[start Information shown]
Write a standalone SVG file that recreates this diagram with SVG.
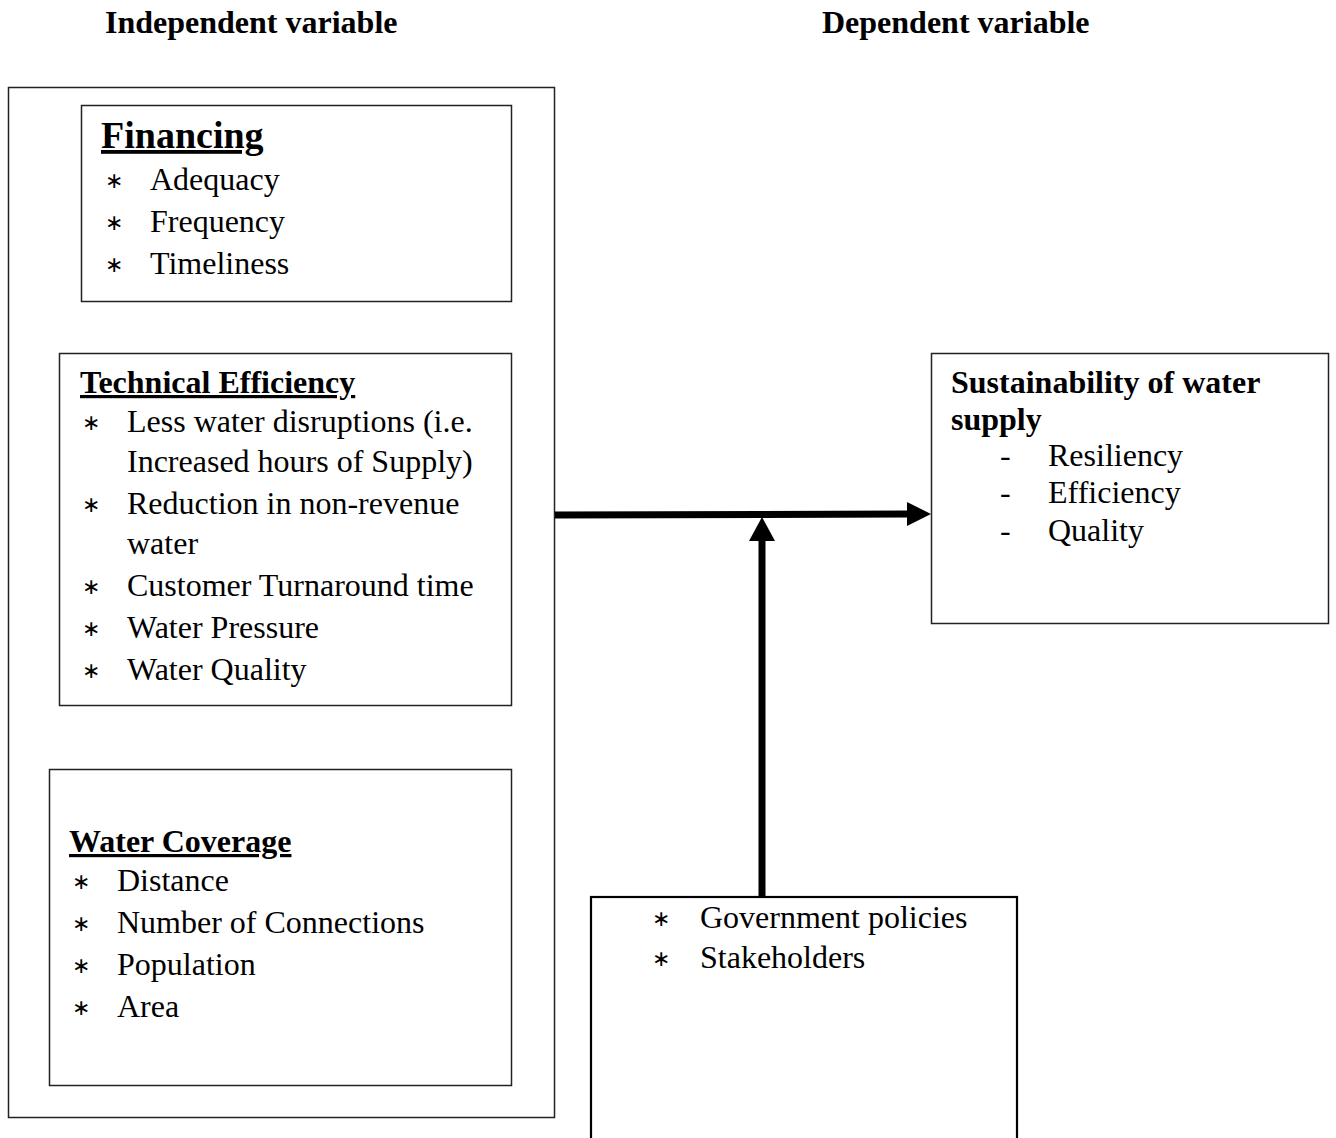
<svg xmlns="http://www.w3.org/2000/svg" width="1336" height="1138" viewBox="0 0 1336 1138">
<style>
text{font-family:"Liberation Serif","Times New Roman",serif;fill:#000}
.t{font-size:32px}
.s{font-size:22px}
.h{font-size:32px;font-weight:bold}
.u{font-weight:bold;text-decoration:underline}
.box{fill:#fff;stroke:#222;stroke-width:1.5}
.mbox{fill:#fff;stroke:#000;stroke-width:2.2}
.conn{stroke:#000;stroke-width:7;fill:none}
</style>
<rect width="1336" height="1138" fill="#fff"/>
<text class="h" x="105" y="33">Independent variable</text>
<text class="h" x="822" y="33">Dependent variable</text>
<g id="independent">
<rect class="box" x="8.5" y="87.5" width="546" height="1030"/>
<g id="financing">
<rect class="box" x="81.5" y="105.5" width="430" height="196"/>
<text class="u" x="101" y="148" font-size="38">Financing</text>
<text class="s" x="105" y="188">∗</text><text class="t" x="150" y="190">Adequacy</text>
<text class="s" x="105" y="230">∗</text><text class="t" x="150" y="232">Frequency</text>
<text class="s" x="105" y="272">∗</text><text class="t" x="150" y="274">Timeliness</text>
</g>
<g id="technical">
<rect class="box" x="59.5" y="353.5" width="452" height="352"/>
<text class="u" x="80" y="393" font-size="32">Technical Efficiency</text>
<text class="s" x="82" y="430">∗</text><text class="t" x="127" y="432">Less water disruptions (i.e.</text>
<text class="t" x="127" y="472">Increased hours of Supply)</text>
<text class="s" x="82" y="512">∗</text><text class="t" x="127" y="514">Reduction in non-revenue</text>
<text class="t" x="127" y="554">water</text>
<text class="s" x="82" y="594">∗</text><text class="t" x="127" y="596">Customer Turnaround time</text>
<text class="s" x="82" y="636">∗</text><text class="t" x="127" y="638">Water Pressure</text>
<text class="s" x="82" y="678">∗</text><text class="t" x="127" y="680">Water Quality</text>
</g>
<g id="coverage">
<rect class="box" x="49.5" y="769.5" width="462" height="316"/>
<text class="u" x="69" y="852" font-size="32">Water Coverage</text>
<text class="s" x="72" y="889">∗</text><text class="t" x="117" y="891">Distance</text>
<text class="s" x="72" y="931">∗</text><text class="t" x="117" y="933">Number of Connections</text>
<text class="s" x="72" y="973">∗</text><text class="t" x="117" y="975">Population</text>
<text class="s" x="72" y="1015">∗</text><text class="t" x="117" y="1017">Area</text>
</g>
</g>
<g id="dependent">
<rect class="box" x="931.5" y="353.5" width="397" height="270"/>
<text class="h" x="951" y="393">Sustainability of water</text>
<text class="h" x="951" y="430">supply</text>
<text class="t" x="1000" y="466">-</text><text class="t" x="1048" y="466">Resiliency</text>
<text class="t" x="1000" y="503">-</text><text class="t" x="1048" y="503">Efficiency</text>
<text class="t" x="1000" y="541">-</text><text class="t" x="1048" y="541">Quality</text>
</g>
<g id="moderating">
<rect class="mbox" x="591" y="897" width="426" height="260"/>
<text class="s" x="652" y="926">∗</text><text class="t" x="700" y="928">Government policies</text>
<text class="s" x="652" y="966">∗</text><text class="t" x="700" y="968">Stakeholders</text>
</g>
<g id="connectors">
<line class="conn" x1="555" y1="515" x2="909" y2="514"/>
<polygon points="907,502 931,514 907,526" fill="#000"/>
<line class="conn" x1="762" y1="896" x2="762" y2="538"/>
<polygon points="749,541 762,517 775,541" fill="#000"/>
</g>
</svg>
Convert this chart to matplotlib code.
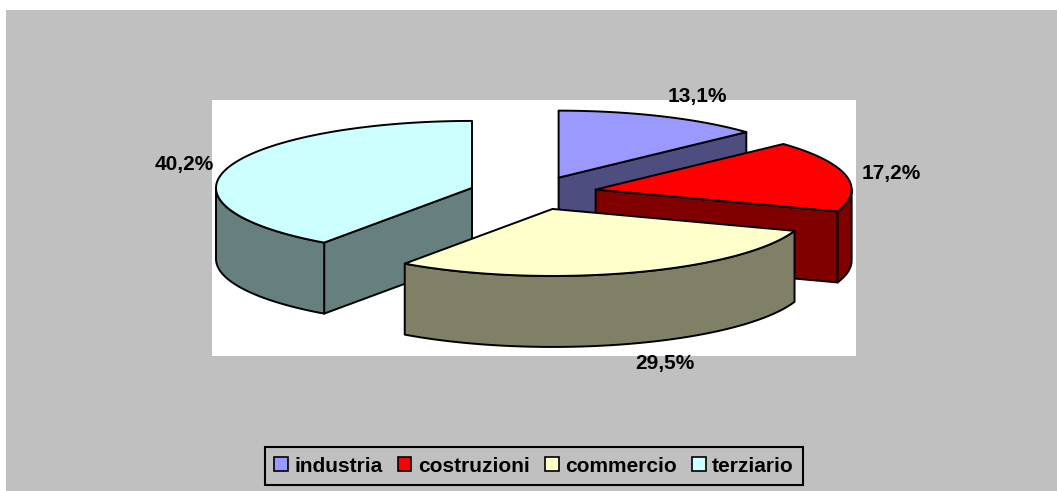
[end Information shown]
§ **Written problem**
Determine how many lines in the listing above hold the string "this", then write only the number.

§ **Task result**
2